Michael Vidler, the lawyer of a transsexual woman who won a landmark case, talks to the press in Hong Kong on May 13.

Story highlights

A transsexual woman has won on appeal the right to marry her boyfriend in a landmark case

She was refused the right to marry as she did not quality as a "woman" under Hong Kong law

The 37-year-old, known as 'W,' had a sex change operation more than five years ago

Judges noted the decision does not address the question of same-sex marriage

CNN  — 

A transsexual woman has won on appeal the right to marry her boyfriend, a decision poised to rewrite Hong Kong’s marriage law.

The appellant – known only by the initial “W” – is a post-operative male-to-female transsexual who was refused the right to marry because she did not quality as a “woman” under Hong Kong law.

The Court of Final Appeal ruled 4-1 Monday that the restriction was unconstitutional. The 37-year-old woman – who had a government-subsidized sex change operation – had twice lost her case at lower courts.

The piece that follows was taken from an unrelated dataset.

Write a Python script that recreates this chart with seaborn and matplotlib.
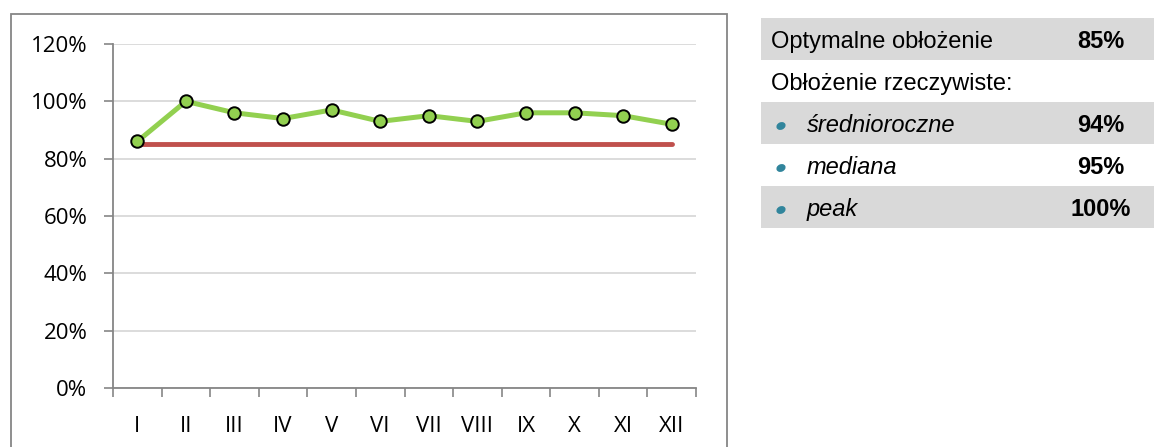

“I may have born a man but after transgender surgery at a government hospital more than five years ago, I’ve lived my life as a woman and been treated as a woman in all respects except as regards my right to marry,” W said in a statement to local reporters through her attorney, Michael Vidler, according to the South China Morning Press.

“This decision rights that wrong, and I’m very happy the Court of [Final] Appeal now recognizes my desire to marry my boyfriend one day, and that desire is no different to that of any other woman who seeks the same here in Hong Kong.”

The court decision will not come into effect for 12 months to give the Hong Kong legislature the opportunity to address the portion of the law deemed unconstitutional. “We should make it clear that nothing in this judgment is intended to address the question of same sex marriage,” Chief Justice Geoffrey Ma Tao-li and Judge Robert Ribeiro wrote in their majority decision.

The majority found the idea that a “woman” is a biological criteria fixed at birth “is particularly hard to justify in the light of significant medical advances in the treatment of transsexualism and important changes in the understanding of and social attitudes towards transsexual persons which have occurred over the last 40 odd years.”

The only dissenting judge – Patrick Chan Siu-Oi – argued “it is difficult and unrealistic to consider marriage to be entirely unconnected with procreation.

“There is no evidence that social attitudes in Hong Kong on the institution of marriage have changed to the extent that this concept of marriage has been abandoned or generally and substantially weakened,” Judge Chan wrote.